EXERCISE OBJECTIVE: From the line with "Write the Apache ECharts code for this chart." to the line with "const stronglyDisagree = [5, 4, 3];", both lines included, set down exactly those lines, please, and no others.

******

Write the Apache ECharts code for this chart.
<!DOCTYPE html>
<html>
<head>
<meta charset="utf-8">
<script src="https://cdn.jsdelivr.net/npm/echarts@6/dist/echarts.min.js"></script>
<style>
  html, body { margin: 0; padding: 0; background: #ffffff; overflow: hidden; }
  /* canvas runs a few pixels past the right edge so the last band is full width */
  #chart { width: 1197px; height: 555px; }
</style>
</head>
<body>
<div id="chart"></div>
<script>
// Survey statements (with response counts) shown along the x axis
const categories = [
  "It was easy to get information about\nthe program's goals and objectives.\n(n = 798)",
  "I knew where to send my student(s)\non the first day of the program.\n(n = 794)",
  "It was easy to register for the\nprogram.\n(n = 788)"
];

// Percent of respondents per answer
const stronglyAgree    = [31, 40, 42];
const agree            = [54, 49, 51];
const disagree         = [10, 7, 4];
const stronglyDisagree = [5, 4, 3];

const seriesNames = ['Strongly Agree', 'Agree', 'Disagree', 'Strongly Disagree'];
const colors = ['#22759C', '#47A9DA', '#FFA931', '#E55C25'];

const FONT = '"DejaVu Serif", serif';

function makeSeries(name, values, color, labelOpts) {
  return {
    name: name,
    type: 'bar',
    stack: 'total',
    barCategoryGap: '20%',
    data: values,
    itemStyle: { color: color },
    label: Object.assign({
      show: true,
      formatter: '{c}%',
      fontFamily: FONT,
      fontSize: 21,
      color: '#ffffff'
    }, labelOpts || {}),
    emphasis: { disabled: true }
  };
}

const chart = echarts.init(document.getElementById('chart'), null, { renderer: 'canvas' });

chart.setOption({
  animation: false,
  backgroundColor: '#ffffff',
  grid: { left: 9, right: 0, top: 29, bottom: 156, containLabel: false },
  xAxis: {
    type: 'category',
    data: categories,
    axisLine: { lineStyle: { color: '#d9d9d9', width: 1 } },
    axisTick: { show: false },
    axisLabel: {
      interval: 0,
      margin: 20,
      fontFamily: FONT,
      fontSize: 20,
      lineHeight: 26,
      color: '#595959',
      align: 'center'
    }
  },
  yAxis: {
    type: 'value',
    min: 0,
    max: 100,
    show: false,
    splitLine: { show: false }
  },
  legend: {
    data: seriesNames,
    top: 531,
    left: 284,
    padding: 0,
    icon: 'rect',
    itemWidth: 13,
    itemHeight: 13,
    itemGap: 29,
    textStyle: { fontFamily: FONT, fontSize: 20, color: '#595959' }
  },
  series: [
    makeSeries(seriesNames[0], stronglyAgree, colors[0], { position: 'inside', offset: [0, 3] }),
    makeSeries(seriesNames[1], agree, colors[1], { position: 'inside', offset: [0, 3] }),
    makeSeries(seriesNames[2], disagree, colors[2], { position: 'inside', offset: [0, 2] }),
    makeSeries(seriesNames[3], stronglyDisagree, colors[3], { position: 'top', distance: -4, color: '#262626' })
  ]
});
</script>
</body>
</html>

******

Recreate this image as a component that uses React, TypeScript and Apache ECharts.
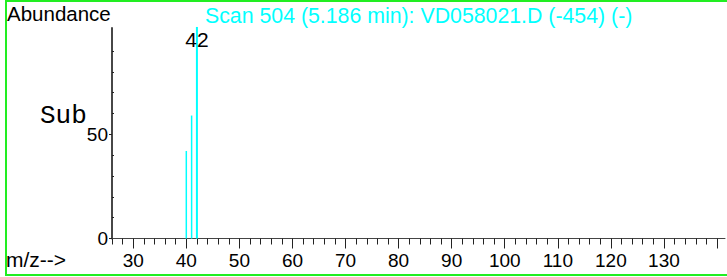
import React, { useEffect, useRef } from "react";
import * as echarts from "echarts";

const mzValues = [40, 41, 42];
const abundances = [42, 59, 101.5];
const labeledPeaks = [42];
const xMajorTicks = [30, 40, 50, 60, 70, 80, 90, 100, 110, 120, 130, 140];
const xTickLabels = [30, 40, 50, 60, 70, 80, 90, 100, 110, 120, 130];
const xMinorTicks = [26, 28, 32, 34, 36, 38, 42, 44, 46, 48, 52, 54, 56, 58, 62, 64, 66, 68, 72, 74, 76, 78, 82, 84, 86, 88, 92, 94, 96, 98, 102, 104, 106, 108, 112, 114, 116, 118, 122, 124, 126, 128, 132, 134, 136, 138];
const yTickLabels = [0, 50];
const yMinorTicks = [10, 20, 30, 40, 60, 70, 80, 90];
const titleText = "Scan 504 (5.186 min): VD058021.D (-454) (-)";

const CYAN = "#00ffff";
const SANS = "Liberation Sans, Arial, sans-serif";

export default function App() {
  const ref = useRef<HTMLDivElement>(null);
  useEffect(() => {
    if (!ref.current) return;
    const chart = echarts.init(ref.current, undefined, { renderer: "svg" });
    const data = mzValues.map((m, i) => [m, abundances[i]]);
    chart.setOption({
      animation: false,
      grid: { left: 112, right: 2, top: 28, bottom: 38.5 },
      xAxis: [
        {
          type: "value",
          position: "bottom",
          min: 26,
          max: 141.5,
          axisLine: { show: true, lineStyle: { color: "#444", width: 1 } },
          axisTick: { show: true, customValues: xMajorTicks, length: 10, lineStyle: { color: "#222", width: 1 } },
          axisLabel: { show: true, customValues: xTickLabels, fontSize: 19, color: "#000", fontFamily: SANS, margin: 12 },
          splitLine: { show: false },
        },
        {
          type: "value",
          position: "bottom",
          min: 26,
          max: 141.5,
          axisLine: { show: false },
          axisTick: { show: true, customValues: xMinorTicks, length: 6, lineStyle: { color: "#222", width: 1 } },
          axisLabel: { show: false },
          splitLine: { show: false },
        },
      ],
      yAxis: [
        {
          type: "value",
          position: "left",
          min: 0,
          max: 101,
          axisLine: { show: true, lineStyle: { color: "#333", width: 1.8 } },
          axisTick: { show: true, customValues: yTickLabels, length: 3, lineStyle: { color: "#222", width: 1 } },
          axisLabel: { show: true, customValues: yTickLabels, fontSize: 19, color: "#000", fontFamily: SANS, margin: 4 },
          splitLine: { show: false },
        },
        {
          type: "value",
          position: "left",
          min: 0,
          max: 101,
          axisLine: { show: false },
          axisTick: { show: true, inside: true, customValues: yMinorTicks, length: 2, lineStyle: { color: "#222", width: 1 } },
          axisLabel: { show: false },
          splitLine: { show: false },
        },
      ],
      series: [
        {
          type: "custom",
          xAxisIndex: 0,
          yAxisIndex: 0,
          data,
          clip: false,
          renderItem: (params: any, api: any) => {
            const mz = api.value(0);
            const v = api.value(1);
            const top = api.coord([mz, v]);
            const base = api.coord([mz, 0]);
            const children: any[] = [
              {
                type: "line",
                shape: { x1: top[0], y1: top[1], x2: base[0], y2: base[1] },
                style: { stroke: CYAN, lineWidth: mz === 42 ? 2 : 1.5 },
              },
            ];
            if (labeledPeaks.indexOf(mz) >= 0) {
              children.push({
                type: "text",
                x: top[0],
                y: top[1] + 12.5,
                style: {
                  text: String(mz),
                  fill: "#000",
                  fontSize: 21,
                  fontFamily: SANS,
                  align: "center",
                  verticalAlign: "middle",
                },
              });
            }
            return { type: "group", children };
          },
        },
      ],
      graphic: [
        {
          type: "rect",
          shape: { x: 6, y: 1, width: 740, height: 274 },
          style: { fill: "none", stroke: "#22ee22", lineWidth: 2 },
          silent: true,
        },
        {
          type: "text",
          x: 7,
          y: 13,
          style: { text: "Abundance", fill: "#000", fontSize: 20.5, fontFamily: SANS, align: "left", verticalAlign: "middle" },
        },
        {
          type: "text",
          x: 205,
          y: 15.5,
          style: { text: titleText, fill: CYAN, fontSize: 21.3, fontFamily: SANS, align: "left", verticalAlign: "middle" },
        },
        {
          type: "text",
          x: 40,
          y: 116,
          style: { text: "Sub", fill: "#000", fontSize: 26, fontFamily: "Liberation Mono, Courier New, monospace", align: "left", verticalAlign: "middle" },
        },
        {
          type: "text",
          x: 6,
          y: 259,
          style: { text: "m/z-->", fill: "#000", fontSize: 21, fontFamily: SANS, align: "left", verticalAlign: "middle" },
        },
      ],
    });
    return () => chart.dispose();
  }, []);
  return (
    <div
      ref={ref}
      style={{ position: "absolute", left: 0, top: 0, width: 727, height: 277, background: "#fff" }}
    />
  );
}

******

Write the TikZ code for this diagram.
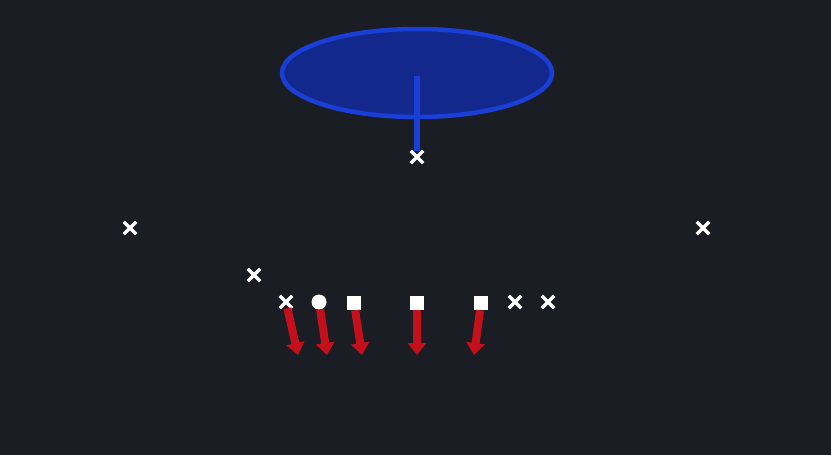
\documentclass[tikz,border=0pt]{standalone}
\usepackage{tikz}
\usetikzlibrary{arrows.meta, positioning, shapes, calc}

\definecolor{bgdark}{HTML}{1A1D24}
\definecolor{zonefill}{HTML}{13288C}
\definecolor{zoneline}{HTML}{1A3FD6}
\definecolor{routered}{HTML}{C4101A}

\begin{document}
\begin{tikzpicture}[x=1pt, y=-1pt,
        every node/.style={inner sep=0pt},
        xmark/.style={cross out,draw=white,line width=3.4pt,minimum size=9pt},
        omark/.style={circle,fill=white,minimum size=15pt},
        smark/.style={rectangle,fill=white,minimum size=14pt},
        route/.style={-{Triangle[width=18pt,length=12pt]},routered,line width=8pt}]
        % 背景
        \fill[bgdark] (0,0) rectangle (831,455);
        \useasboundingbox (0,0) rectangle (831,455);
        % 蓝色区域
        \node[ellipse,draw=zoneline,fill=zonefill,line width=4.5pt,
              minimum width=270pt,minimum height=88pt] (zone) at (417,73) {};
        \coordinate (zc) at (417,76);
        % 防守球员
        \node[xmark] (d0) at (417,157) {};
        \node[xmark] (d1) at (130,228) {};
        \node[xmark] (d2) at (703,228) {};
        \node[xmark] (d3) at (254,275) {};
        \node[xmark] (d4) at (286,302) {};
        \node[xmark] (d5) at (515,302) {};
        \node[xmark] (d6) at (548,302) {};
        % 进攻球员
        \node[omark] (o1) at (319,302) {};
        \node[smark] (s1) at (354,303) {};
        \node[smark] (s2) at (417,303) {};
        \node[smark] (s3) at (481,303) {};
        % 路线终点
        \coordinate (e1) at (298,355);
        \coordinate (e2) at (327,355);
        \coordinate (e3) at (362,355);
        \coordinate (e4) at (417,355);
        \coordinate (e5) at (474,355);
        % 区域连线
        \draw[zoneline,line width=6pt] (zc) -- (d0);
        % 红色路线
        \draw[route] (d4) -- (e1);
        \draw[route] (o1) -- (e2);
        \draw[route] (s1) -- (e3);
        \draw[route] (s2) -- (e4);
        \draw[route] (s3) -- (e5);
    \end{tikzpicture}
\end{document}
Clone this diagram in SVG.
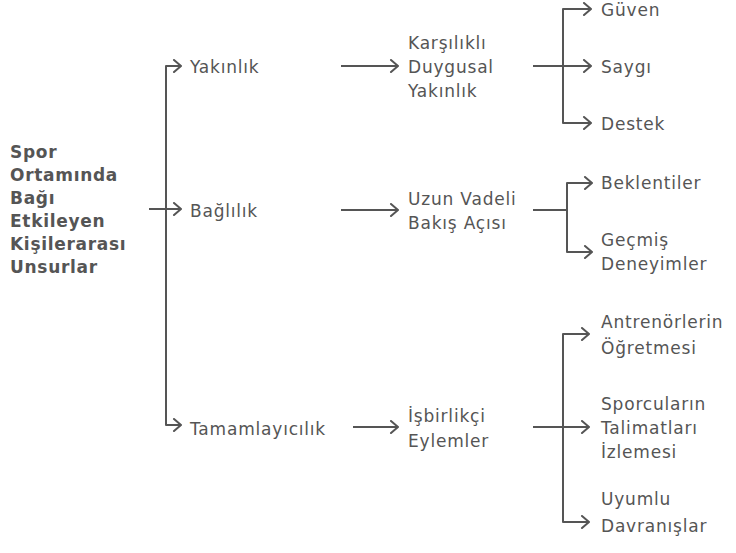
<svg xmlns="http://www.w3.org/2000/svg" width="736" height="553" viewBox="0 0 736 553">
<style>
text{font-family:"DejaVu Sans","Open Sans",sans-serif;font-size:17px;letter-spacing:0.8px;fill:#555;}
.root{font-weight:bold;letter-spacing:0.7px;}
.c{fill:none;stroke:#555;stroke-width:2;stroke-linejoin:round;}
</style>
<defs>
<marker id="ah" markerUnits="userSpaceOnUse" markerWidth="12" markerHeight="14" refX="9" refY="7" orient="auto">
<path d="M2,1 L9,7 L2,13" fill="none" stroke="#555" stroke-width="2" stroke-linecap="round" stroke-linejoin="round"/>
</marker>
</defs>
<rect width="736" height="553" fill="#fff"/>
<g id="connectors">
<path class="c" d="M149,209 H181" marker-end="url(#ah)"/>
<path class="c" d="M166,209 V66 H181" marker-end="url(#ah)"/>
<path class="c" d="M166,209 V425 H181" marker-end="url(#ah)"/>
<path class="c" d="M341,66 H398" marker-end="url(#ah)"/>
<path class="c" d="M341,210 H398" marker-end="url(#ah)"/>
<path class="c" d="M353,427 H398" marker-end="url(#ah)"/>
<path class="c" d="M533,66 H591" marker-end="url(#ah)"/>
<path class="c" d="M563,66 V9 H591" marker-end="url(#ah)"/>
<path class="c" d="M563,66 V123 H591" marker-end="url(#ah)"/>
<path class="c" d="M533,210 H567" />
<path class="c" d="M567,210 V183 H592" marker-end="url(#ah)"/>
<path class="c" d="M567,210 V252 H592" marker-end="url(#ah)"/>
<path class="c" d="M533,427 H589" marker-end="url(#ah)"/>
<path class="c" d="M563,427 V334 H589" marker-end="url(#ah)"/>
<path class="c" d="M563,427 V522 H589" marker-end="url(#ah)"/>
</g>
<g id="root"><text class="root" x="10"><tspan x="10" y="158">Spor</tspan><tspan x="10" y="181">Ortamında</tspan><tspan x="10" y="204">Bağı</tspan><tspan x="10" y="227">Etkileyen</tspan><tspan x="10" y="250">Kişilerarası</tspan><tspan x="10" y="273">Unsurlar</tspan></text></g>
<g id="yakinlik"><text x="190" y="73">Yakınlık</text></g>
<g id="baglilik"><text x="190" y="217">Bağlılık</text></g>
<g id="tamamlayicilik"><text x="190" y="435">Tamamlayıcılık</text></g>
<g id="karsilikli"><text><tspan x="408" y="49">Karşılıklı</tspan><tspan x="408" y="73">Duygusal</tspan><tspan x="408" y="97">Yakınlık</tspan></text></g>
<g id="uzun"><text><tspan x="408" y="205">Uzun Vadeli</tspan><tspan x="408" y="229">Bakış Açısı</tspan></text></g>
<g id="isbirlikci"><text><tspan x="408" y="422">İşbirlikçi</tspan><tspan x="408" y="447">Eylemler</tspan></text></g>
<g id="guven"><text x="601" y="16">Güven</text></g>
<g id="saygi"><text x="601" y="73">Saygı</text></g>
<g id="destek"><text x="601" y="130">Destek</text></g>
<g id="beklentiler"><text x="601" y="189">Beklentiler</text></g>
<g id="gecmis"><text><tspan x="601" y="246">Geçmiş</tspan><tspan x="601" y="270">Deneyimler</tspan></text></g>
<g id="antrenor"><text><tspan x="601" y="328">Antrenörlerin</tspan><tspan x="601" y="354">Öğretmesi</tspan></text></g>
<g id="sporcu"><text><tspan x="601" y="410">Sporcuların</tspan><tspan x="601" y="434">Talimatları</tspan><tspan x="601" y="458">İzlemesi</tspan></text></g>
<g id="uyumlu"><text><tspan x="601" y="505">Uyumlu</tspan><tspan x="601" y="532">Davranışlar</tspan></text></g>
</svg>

******

RESULT:
Write the Apache ECharts code for this chart.
<!DOCTYPE html>
<html>
<head>
<meta charset="utf-8">
<script src="https://cdn.jsdelivr.net/npm/echarts@6/dist/echarts.min.js"></script>
<style>
  html, body { margin: 0; padding: 0; background: #ffffff; overflow: hidden; }
  /* canvas runs a few pixels past the right edge so the last band is full width */
  #chart { width: 1197px; height: 555px; }
</style>
</head>
<body>
<div id="chart"></div>
<script>
// Survey statements (with response counts) shown along the x axis
const categories = [
  "It was easy to get information about\nthe program's goals and objectives.\n(n = 798)",
  "I knew where to send my student(s)\non the first day of the program.\n(n = 794)",
  "It was easy to register for the\nprogram.\n(n = 788)"
];

// Percent of respondents per answer
const stronglyAgree    = [31, 40, 42];
const agree            = [54, 49, 51];
const disagree         = [10, 7, 4];
const stronglyDisagree = [5, 4, 3];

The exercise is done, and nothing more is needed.